L'album non sembra seguire criteri cronologici ma privilegia semmai l'ascolto cercando di porre l'accento sulla varietà dei temi e degli arrangiamenti, che sono ovviamente decisamente molto diversi a seconda di ciascuna traccia ed hanno visto, in fase di registrazione, il contributo di alcuni importanti nomi della scena musicale texana, fra i quali è il caso di ricordare Marcia Ball, Lisa Mednick, Paul Sweeney e due maestri della chitarra come Jessie Taylor e John Inmon. Eric stesso è a sua volta un discreto chitarrista, sia acustico che elettrico, ed in qualche occasione si è preoccupato anche di suonare il basso; le sue principali qualità tuttavia si estrinsecano come compositore, con una notevole capacità, come si è detto in precedenza, nello scrivere canzoni che non fanno fatica ad imprimersi nella memoria anche dopo un ascolto superficiale.
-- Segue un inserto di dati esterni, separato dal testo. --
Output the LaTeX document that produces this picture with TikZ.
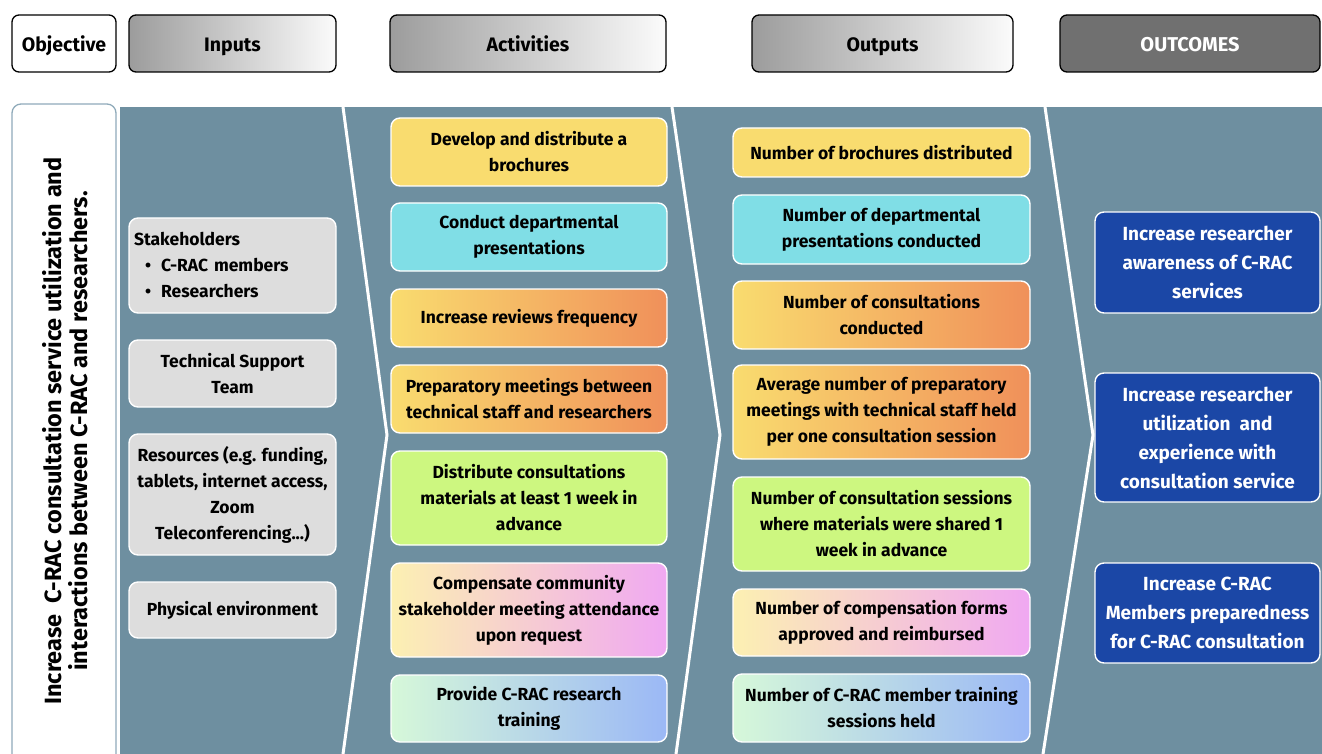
\documentclass[tikz,border=0pt]{standalone}
\usepackage{fontspec}
\setmainfont{Fira Sans}
\definecolor{panel}{HTML}{6E8FA0}
\definecolor{objline}{HTML}{8FAABA}
\definecolor{hdrL}{HTML}{9C9C9C}
\definecolor{hdrR}{HTML}{FBFBFB}
\definecolor{hdrDark}{HTML}{707070}
\definecolor{inGray}{HTML}{DDDDDD}
\definecolor{cYellow}{HTML}{F9DC6F}
\definecolor{cCyan}{HTML}{80DEE6}
\definecolor{cOrange}{HTML}{F0905A}
\definecolor{cLime}{HTML}{CDF780}
\definecolor{cPale}{HTML}{FCF0B2}
\definecolor{cPink}{HTML}{F0A8F2}
\definecolor{cMint}{HTML}{D6F8D9}
\definecolor{cBlue}{HTML}{9BB8F6}
\definecolor{outBlue}{HTML}{1B47A6}
\tikzset{
  hdr/.style={draw=black, line width=1.3pt, rounded corners=7pt,
    left color=hdrL, right color=hdrR, minimum height=57pt, inner sep=0pt,
    text height=20pt, text depth=4pt,
    font=\fontsize{19.5}{22}\selectfont\bfseries},
  card/.style={draw=white, line width=1.4pt, rounded corners=9pt, align=center,
    inner sep=0pt, text=black, font=\fontsize{17.5}{26}\selectfont\bfseries},
  inbox/.style={card, fill=inGray, minimum width=207pt},
  actbox/.style={card, minimum width=276pt},
  outbox/.style={card, minimum width=297pt},
  resbox/.style={card, fill=outBlue, text=white, minimum width=225pt,
    font=\fontsize{19}{29}\selectfont\bfseries},
  yellowbox/.style={fill=cYellow},
  cyanbox/.style={fill=cCyan},
  warmbox/.style={left color=cYellow, right color=cOrange},
  limebox/.style={fill=cLime},
  pinkbox/.style={left color=cPale, right color=cPink},
  coolbox/.style={left color=cMint, right color=cBlue},
  divider/.style={draw=white, line width=3pt, line join=miter},
}
\begin{document}
\begin{tikzpicture}[x=1pt, y=-1pt]
\useasboundingbox (0,0) rectangle (1322,754);
\fill[white] (0,0) rectangle (1322,754);

% background band and column dividers
\fill[panel] (120,107) rectangle (1322,754);
\draw[divider] (343,107) -- (387,435) -- (343,754);
\draw[divider] (672,107) -- (720,435) -- (676,754);
\draw[divider] (1045,107) -- (1093,435) -- (1043,754);

% column headers
\node[hdr, left color=white, right color=white, minimum width=104pt] (hObj) at (64,43.5) {Objective};
\node[hdr, minimum width=207pt] (hIn) at (232.5,43.5) {Inputs};
\node[hdr, minimum width=276pt] (hAct) at (528,43.5) {Activities};
\node[hdr, minimum width=261pt] (hOut) at (882.5,43.5) {Outputs};
\node[hdr, left color=hdrDark, right color=hdrDark, text=white, minimum width=260pt,
  font=\fontsize{20}{22}\selectfont\bfseries] (hRes) at (1190,43.5) {OUTCOMES};

% objective panel
\draw[objline, fill=white, line width=1.3pt, rounded corners=9pt] (12,104) rectangle (116,790);
\node[rotate=90, align=center, font=\fontsize{23.5}{26}\selectfont\bfseries] (obj) at (65,431)
  {Increase\ \ C-RAC consultation service utilization and\\interactions between C-RAC and researchers.};

% inputs
\node[inbox, minimum height=95pt, align=left, text width=197pt] (in1) at (232.5,265.5)
  {Stakeholders\\\hspace*{11pt}\textbullet\hspace{10pt}C-RAC members\\\hspace*{11pt}\textbullet\hspace{10pt}Researchers};
\node[inbox, minimum height=67pt] (in2) at (232.5,373.5) {Technical Support\\Team};
\node[inbox, minimum height=121pt] (in3) at (232.5,494.5)
  {Resources (e.g. funding,\\tablets, internet access,\\Zoom\\Teleconferencing...)};
\node[inbox, minimum height=56pt] (in4) at (232.5,610) {Physical environment};

% activities
\node[actbox, yellowbox, minimum height=68pt] (a1) at (529,152) {Develop and distribute a\\brochures};
\node[actbox, cyanbox, minimum height=68pt] (a2) at (529,237) {Conduct departmental\\presentations};
\node[actbox, warmbox, minimum height=58pt] (a3) at (529,318) {Increase reviews frequency};
\node[actbox, warmbox, minimum height=68pt] (a4) at (529,399) {Preparatory meetings between\\technical staff and researchers};
\node[actbox, limebox, minimum height=94pt] (a5) at (529,498) {Distribute consultations\\materials at least 1 week in\\advance};
\node[actbox, pinkbox, minimum height=94pt] (a6) at (529,610) {Compensate community\\stakeholder meeting attendance\\upon request};
\node[actbox, coolbox, minimum height=67pt] (a7) at (529,708.5) {Provide C-RAC research\\training};

% outputs
\node[outbox, yellowbox, minimum height=49pt] (o1) at (881.5,152.5) {Number of brochures distributed};
\node[outbox, cyanbox, minimum height=69pt] (o2) at (881.5,229.5) {Number of departmental\\presentations conducted};
\node[outbox, warmbox, minimum height=68pt] (o3) at (881.5,315) {Number of consultations\\conducted};
\node[outbox, warmbox, minimum height=94pt] (o4) at (881.5,412) {Average number of preparatory\\meetings with technical staff held\\per one consultation session};
\node[outbox, limebox, minimum height=94pt] (o5) at (881.5,524) {Number of consultation sessions\\where materials were shared 1\\week in advance};
\node[outbox, pinkbox, minimum height=67pt] (o6) at (881.5,622.5) {Number of compensation forms\\approved and reimbursed};
\node[outbox, coolbox, minimum height=68pt] (o7) at (881.5,708) {Number of C-RAC member training\\sessions held};

% outcomes
\node[resbox, minimum height=101pt] (r1) at (1207.5,262.5) {Increase researcher\\awareness of C-RAC\\services};
\node[resbox, minimum height=129pt] (r2) at (1207.5,437.5) {Increase researcher\\utilization\ \ and\\experience with\\consultation service};
\node[resbox, minimum height=100pt] (r3) at (1207.5,613) {Increase C-RAC\\Members preparedness\\for C-RAC consultation};
\end{tikzpicture}
\end{document}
La voce non è straordinaria e in un primo momento può non convincere affatto poiché sembra ancora un poco acerba, persino effeminata, ma in realtà sa condurre sia le melodie che il ritmo piuttosto bene: talvolta può far pensare ad un giovane Peter Case mentre in altre occasioni ricorda quella di un suo collega di New York (purtroppo del tutto sconosciuto qui) di nome Eddy Lawrence, ma in generale si può dire che risulta sufficientemente duttile, anche se forse si rivela più adatta a certe canzoni piuttosto che altre. Complessivamente dunque il semaforo è verde, e la raccolta rappresenta di certo una più che soddisfacente introduzione al lavoro dell'ennesimo artista di qualità proveniente da quella straordinaria fucina di talenti che è l'odierna scena musicale texana.